The handoff of the 62-year-old firm offers lessons — some routine, some quite savvy — for advisers and their clients with closely held businesses. Fleming became president of the firm about 14 years ago, signaling the transition to clients and employees. But the plan's transition period was a bit of a moving target, a common quality in succession plans when business owners walk away at their own pace.
Fleming said her father told her, in 1996, "In two years, I'm going to slow down." But he stayed involved in the firm, which now has 160 employees and $6 billion of assets under management, until the day he died.
During decades in the business, he had seen plenty of damaging transitions at other advisory practices, so it was important to him to map out something that would work, Fleming said. "He'd seen other firms fail because they didn't have a succession plan," she said.
A smooth succession also was important for credibility with clients. "A big part of what we do," Fleming said, "is working with privately held businesses that have their own needs for succession planning."
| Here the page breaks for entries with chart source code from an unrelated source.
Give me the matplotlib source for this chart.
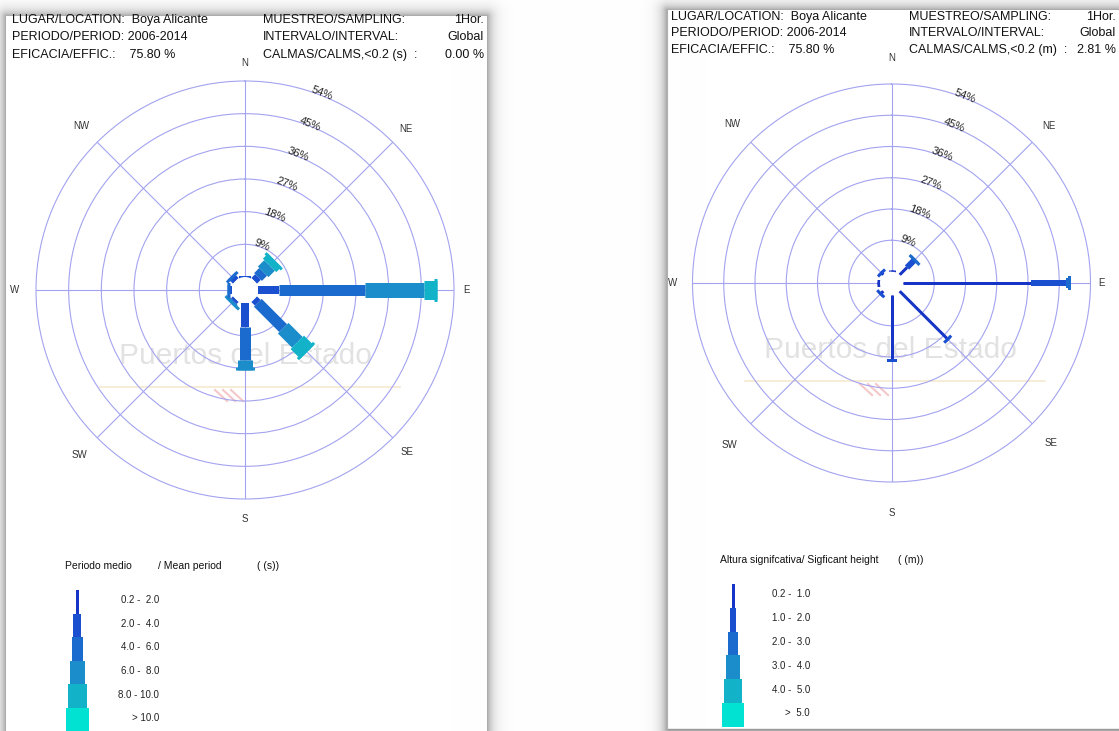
import numpy as np
import matplotlib
matplotlib.use('Agg')
import matplotlib.pyplot as plt
from matplotlib.patches import Rectangle

W, H = 1119, 731
DPI = 100
plt.rcParams['font.family'] = ['Liberation Sans', 'DejaVu Sans']

# ---------------- data ----------------
directions = ['N', 'NE', 'E', 'SE', 'S', 'SW', 'W', 'NW']
dir_deg = [0, 45, 90, 135, 180, 225, 270, 315]
ring_values = [9, 18, 27, 36, 45, 54]

# Mean period (s) frequency (%) per direction, one list per class
period_labels = ['0.2 -  2.0', '2.0 -  4.0', '4.0 -  6.0', '6.0 -  8.0', '8.0 - 10.0', '> 10.0']
tp_02_2 = [0.0, 0.0, 0.0, 0.0, 0.0, 0.0, 0.0, 0.0]
tp_2_4 = [0.2, 1.5, 5.8, 1.4, 6.6, 0.8, 1.0, 1.5]
tp_4_6 = [0.0, 2.0, 23.6, 9.9, 9.1, 0.5, 0.3, 0.3]
tp_6_8 = [0.0, 2.5, 16.3, 5.5, 2.7, 0.5, 0.0, 0.0]
tp_8_10 = [0.0, 2.0, 3.6, 3.8, 0.0, 0.0, 0.0, 0.0]
tp_gt10 = [0.0, 0.0, 0.0, 0.0, 0.0, 0.0, 0.0, 0.0]

# Significant height (m) frequency (%) per direction, one list per class
height_labels = ['0.2 -  1.0', '1.0 -  2.0', '2.0 -  3.0', '3.0 -  4.0', '4.0 -  5.0', '>  5.0']
hs_02_1 = [0.5, 3.0, 36.8, 19.5, 19.0, 1.2, 0.8, 1.0]
hs_1_2 = [0.0, 3.0, 10.2, 0.5, 0.5, 0.3, 0.0, 0.2]
hs_2_3 = [0.0, 0.5, 1.5, 0.0, 0.0, 0.0, 0.0, 0.0]
hs_3_4 = [0.0, 0.0, 0.0, 0.0, 0.0, 0.0, 0.0, 0.0]
hs_4_5 = [0.0, 0.0, 0.0, 0.0, 0.0, 0.0, 0.0, 0.0]
hs_gt5 = [0.0, 0.0, 0.0, 0.0, 0.0, 0.0, 0.0, 0.0]

class_colors = ['#1634c6', '#1a4fd0', '#1b6bcf', '#1a8dca', '#12b3c9', '#02e2d2']
left_widths_px = [3, 8, 11, 15, 19, 23]
right_widths_px = [3, 6, 10, 14, 18, 22]

left_header = [("LUGAR/LOCATION:  Boya Alicante", "MUESTREO/SAMPLING:", "1Hor."),
               ("PERIODO/PERIOD: 2006-2014", "INTERVALO/INTERVAL:", "Global"),
               ("EFICACIA/EFFIC.:    75.80 %", "CALMAS/CALMS,<0.2 (s)  :", "0.00 %")]
right_header = [("LUGAR/LOCATION:  Boya Alicante", "MUESTREO/SAMPLING:", "1Hor."),
                ("PERIODO/PERIOD: 2006-2014", "INTERVALO/INTERVAL:", "Global"),
                ("EFICACIA/EFFIC.:    75.80 %", "CALMAS/CALMS,<0.2 (m)  :", "2.81 %")]

GRID = '#a3a3f0'
PX2PT = 72.0 / DPI

fig = plt.figure(figsize=(W / DPI, H / DPI), dpi=DPI)
fig.patch.set_facecolor('white')

# ---- background with panel shadows ----
yy, xx = np.mgrid[0:H, 0:W]
shade = np.zeros((H, W))
for (x0, y0, x1, y1) in [(6, 16, 486, 760), (667, 10, 1140, 729)]:
    dx = np.maximum(np.maximum(x0 - xx, xx - x1), 0)
    dy = np.maximum(np.maximum(y0 - yy, yy - y1), 0)
    d = np.hypot(dx, dy)
    s = 0.38 * np.exp(-d / 6.0)
    s[(xx >= x0) & (xx <= x1) & (yy >= y0) & (yy <= y1)] = 0
    shade = np.maximum(shade, s)
bg = np.ones((H, W, 3)) * (1 - shade)[..., None]
fig.figimage(bg, 0, 0, origin='upper', zorder=-5)

deco = fig.add_axes([0, 0, 1, 1], zorder=1)
deco.set_xlim(0, W)
deco.set_ylim(H, 0)
deco.axis('off')
deco.patch.set_alpha(0)
deco.plot([667, 1119], [729, 729], color='#9a9a9a', lw=1.0)
deco.plot([667, 667], [10, 729], color='#b0b0b0', lw=0.8)


def header(x0, xm, xr, y0, dy, rows):
    for i, (a, b, c) in enumerate(rows):
        y = y0 + i * dy
        deco.text(x0, y, a, fontsize=9, va='center', ha='left', zorder=3, color='#111111')
        deco.text(xm, y, b, fontsize=9, va='center', ha='left', zorder=3, color='#111111')
        deco.text(xr, y, c, fontsize=9, va='center', ha='right', zorder=3, color='#111111')


header(12, 263, 484, 20, 17.5, left_header)
header(671, 909, 1116, 17, 16.5, right_header)


def watermark(cx, cy):
    deco.text(cx, cy, 'Puertos del Estado', fontsize=21.5, color='#e2e2e2', ha='center',
              va='center', zorder=2)
    deco.plot([cx - 145, cx + 155], [cy + 31, cy + 31], color='#f6ead0', lw=1.2, zorder=2)
    for k in range(3):
        deco.plot([cx - 30 + 8 * k, cx - 18 + 8 * k], [cy + 34, cy + 45], color='#f4c8c8',
                  lw=1.5, zorder=2)


watermark(245, 356)
watermark(890, 350)


def rose(cx, cy, R, r0, classes, widths, label_r_px):
    scale = (R - r0) / 54.0
    ax = fig.add_axes([(cx - R) / W, 1 - (cy + R) / H, 2 * R / W, 2 * R / H],
                      projection='polar', zorder=5)
    ax.patch.set_alpha(0)
    ax.set_theta_zero_location('N')
    ax.set_theta_direction(-1)
    ax.set_ylim(0, 54)
    ax.set_rorigin(-r0 / scale)
    ax.set_rticks(ring_values[:-1])
    ax.set_yticklabels([])
    ax.set_thetagrids(dir_deg, labels=[''] * 8)
    ax.grid(True, color=GRID, lw=0.8)
    ax.spines['polar'].set_color(GRID)
    ax.spines['polar'].set_linewidth(0.8)
    for sp in ('inner', 'start', 'end'):
        ax.spines[sp].set_color('none')
        ax.spines[sp].set_linewidth(0)
    ax.tick_params(length=0)
    for v in ring_values:
        ax.text(np.deg2rad(21.5), v + 0.6, f'{v}%', rotation=-21.5, ha='center', va='center',
                fontsize=8, color='#222222', clip_on=False)
    for d, a, rp in zip(directions, dir_deg, label_r_px):
        ax.text(np.deg2rad(a), (rp - r0) / scale, d, ha='center', va='center', fontsize=7,
                color='#333333', clip_on=False)
    for j, a in enumerate(dir_deg):
        th = np.deg2rad(a)
        start = 0.0
        last = None
        for k, cls in enumerate(classes):
            v = cls[j]
            if v <= 0:
                continue
            ax.plot([th, th], [start, start + v], color=class_colors[k],
                    lw=widths[k] * PX2PT, solid_capstyle='butt', zorder=4)
            start += v
            last = k
        if last is not None:
            cap = 3.0 / scale
            ax.plot([th, th], [start - cap, start], color=class_colors[last],
                    lw=(widths[last] + 4) * PX2PT, solid_capstyle='butt', zorder=4)
    return ax


rose(245, 290, 209, 13, [tp_02_2, tp_2_4, tp_4_6, tp_6_8, tp_8_10, tp_gt10],
     left_widths_px, [227, 228, 222, 229, 229, 234, 230, 232])
rose(891.5, 283, 199, 11.5, [hs_02_1, hs_1_2, hs_2_3, hs_3_4, hs_4_5, hs_gt5],
     right_widths_px, [225, 222, 210, 226, 230, 229, 219, 225])


def legend(title_parts, y_title, xc, y_top, seg_h, widths, labels, x_lab):
    for x, t in title_parts:
        deco.text(x, y_title, t, fontsize=7.5, ha='left', va='center', zorder=3,
                  color='#111111')
    for k, (w, lab) in enumerate(zip(widths, labels)):
        y = y_top + k * seg_h
        deco.add_patch(Rectangle((xc - w / 2, y), w, seg_h, facecolor=class_colors[k],
                                 edgecolor='none', zorder=3))
        deco.text(x_lab, y + seg_h / 2 - 1.5, lab, fontsize=7, ha='right', va='center',
                  zorder=3, color='#222222')


legend([(65, 'Periodo medio'), (158, '/ Mean period'), (257, '( (s))')], 566,
       77, 590, 23.6, left_widths_px, period_labels, 159)
legend([(720, 'Altura signifcativa/ Sigficant height'), (898, '( (m))')], 560,
       733, 584, 23.8, right_widths_px, height_labels, 810)

fig.savefig('out.png', dpi=DPI)
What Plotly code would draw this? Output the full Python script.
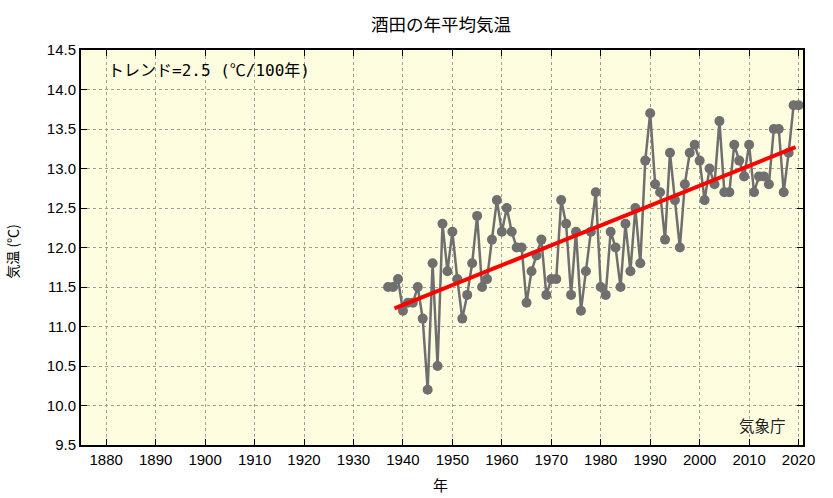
import plotly.graph_objects as go

years = list(range(1937, 2021))
temps = [11.5, 11.5, 11.6, 11.2, 11.3, 11.3, 11.5, 11.1, 10.2, 11.8,
         10.5, 12.3, 11.7, 12.2, 11.6, 11.1, 11.4, 11.8, 12.4, 11.5,
         11.6, 12.1, 12.6, 12.2, 12.5, 12.2, 12.0, 12.0, 11.3, 11.7,
         11.9, 12.1, 11.4, 11.6, 11.6, 12.6, 12.3, 11.4, 12.2, 11.2,
         11.7, 12.2, 12.7, 11.5, 11.4, 12.2, 12.0, 11.5, 12.3, 11.7,
         12.5, 11.8, 13.1, 13.7, 12.8, 12.7, 12.1, 13.2, 12.6, 12.0,
         12.8, 13.2, 13.3, 13.1, 12.6, 13.0, 12.8, 13.6, 12.7, 12.7,
         13.3, 13.1, 12.9, 13.3, 12.7, 12.9, 12.9, 12.8, 13.5, 13.5,
         12.7, 13.2, 13.8, 13.8]

trend_years = [1938.3, 2019.4]
trend_values = [11.23, 13.27]

x_ticks = list(range(1880, 2021, 10))
y_ticks = [9.5, 10.0, 10.5, 11.0, 11.5, 12.0, 12.5, 13.0, 13.5, 14.0, 14.5]
y_tick_labels = [f"{v:.1f}" for v in y_ticks]

title_text = "酒田の年平均気温"
trend_text = "トレンド=2.5 (℃/100年)"
source_text = "気象庁"
x_title = "年"
y_title = "気温 (℃)"

fig = go.Figure()
fig.add_trace(go.Scatter(
    x=years, y=temps, mode="lines+markers",
    line=dict(color="#6f6f6f", width=2.5),
    marker=dict(color="#6f6f6f", size=10),
    showlegend=False, hoverinfo="x+y"))
fig.add_trace(go.Scatter(
    x=trend_years, y=trend_values, mode="lines",
    line=dict(color="#ff0000", width=4),
    showlegend=False))

axis_common = dict(
    showline=True, linecolor="black", linewidth=2, mirror="allticks",
    ticks="inside", ticklen=6, tickcolor="black", tickwidth=1,
    showgrid=True, gridcolor="#a0a090", gridwidth=1, griddash="dot",
    zeroline=False, automargin=False,
    tickfont=dict(family="Liberation Sans", size=15, color="black"),
)

fig.update_xaxes(range=[1874.9, 2020.9], tickvals=x_ticks, **axis_common)
fig.update_yaxes(range=[9.5, 14.5], tickvals=y_ticks, ticktext=y_tick_labels, **axis_common)

cjk = "Noto Sans CJK JP"
fig.update_layout(
    width=833, height=498,
    margin=dict(l=81, r=30, t=50, b=53),
    paper_bgcolor="white",
    plot_bgcolor="#fffde0",
    annotations=[
        dict(text=title_text, xref="paper", yref="paper", x=0.4986, y=1.066,
             xanchor="center", yanchor="middle", showarrow=False,
             font=dict(family=cjk, size=17.5, color="black")),
        dict(text=trend_text, xref="paper", yref="paper", x=0.035, y=0.949,
             xanchor="left", yanchor="middle", showarrow=False,
             font=dict(family="DejaVu Sans Mono, " + cjk, size=16, color="black")),
        dict(text=source_text, xref="paper", yref="paper", x=0.979, y=0.051,
             xanchor="right", yanchor="middle", showarrow=False,
             font=dict(family=cjk, size=15.5, color="#222222")),
        dict(text=x_title, xref="paper", yref="paper", x=0.4986, y=-0.101,
             xanchor="center", yanchor="middle", showarrow=False,
             font=dict(family=cjk, size=15, color="black")),
        dict(text=y_title, xref="paper", yref="paper", x=-0.096, y=0.491,
             xanchor="center", yanchor="middle", showarrow=False, textangle=-90,
             font=dict(family=cjk, size=14, color="black")),
    ],
)

fig.write_html("out.html", config={"displayModeBar": False},
               post_script="document.body.style.margin='0';")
Even at the largest publicly held companies, entrepreneurs and deeply ensconced business managers can be remarkably hesitant to line up their own successors, in part because it is not much fun to plan one's own departure. Bank of America Corp. in Charlotte, N.C., has faced a turbulent year under new Chief Executive Brian Moynihan after the bank's longtime CEO Ken Lewis glaringly neglected to pick a successor. At Apple Inc. in Cupertino, Calif., investors continue to wonder what a future without guru-founder Steve Jobs would look like.
Devising transitions at family-owned businesses is even trickier, especially when it comes to questions of who will manage the business and how many family members and nonfamily members will own it. Hefren-Tillotson encourages its family-owned-business clients to emulate its own guiding principle regarding control: "We want the shareholders to be the people that work in the company," said Fleming.
The firm has "tight agreements" to make sure this stays true, she said, noting that family-owned businesses can hamstring themselves by "having too many nonworking family members that are shareholders."
About 10 years ago, the firm developed a detailed stock plan to expand employee ownership and help keep valuable staffers. But Fleming said detailed stock plans still do not insulate family-owned businesses from a creeping nepotism.
"You have to earn your way into it," Fleming said. "If someone's not the right fit, you have to make the decision that's best for the business, not for the family."